_The exercise_
Repeat every line, exactly, from the very first through the one where "const H = 329;" appears. Add nothing else.

_Material provided_

— BEGIN —

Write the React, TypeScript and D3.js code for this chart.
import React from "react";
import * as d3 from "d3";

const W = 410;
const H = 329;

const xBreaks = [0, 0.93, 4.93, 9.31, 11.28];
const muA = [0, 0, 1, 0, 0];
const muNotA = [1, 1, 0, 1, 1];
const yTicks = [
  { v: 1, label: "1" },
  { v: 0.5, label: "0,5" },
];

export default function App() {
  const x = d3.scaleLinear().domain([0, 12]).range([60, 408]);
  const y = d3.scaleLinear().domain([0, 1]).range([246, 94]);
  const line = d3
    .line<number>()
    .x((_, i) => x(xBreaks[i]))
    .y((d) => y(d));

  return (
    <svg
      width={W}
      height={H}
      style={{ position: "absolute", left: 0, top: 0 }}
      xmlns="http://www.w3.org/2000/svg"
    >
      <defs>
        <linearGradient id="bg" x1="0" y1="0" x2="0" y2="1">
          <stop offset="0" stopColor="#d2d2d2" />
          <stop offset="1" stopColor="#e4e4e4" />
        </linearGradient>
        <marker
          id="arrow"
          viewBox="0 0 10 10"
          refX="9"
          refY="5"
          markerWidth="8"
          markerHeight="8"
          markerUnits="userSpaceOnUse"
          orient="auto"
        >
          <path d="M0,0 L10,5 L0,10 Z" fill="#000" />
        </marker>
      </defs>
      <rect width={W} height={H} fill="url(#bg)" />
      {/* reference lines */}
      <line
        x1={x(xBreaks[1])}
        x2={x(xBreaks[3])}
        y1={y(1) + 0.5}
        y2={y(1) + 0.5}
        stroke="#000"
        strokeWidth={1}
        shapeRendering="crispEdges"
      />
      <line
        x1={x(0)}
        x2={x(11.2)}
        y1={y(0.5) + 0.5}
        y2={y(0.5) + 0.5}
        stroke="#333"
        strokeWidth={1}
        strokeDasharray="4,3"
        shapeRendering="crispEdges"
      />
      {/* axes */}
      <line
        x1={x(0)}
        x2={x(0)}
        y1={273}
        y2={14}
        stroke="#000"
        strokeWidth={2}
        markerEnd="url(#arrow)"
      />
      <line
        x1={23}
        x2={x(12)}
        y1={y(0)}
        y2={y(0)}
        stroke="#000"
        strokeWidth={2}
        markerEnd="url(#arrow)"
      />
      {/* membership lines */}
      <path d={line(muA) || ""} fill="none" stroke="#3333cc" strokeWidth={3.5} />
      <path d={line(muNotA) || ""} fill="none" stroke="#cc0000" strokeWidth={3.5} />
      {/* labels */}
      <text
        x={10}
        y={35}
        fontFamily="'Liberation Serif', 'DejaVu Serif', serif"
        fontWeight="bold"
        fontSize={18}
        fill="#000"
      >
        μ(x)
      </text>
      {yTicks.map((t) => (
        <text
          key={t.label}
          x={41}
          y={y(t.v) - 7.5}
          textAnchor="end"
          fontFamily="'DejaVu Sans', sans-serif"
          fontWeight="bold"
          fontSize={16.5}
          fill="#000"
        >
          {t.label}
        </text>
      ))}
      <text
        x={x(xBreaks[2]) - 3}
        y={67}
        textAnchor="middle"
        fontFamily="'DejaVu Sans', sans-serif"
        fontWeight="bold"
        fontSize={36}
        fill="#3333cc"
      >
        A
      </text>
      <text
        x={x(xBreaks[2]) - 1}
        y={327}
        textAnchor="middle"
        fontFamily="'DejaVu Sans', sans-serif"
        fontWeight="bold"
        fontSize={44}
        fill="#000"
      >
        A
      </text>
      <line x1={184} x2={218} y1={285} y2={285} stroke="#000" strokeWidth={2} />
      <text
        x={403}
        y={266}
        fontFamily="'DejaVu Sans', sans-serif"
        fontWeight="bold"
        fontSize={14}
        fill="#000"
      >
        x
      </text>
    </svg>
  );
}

— END —

_Correct response_
Write the React, TypeScript and D3.js code for this chart.
import React from "react";
import * as d3 from "d3";

const W = 410;
const H = 329;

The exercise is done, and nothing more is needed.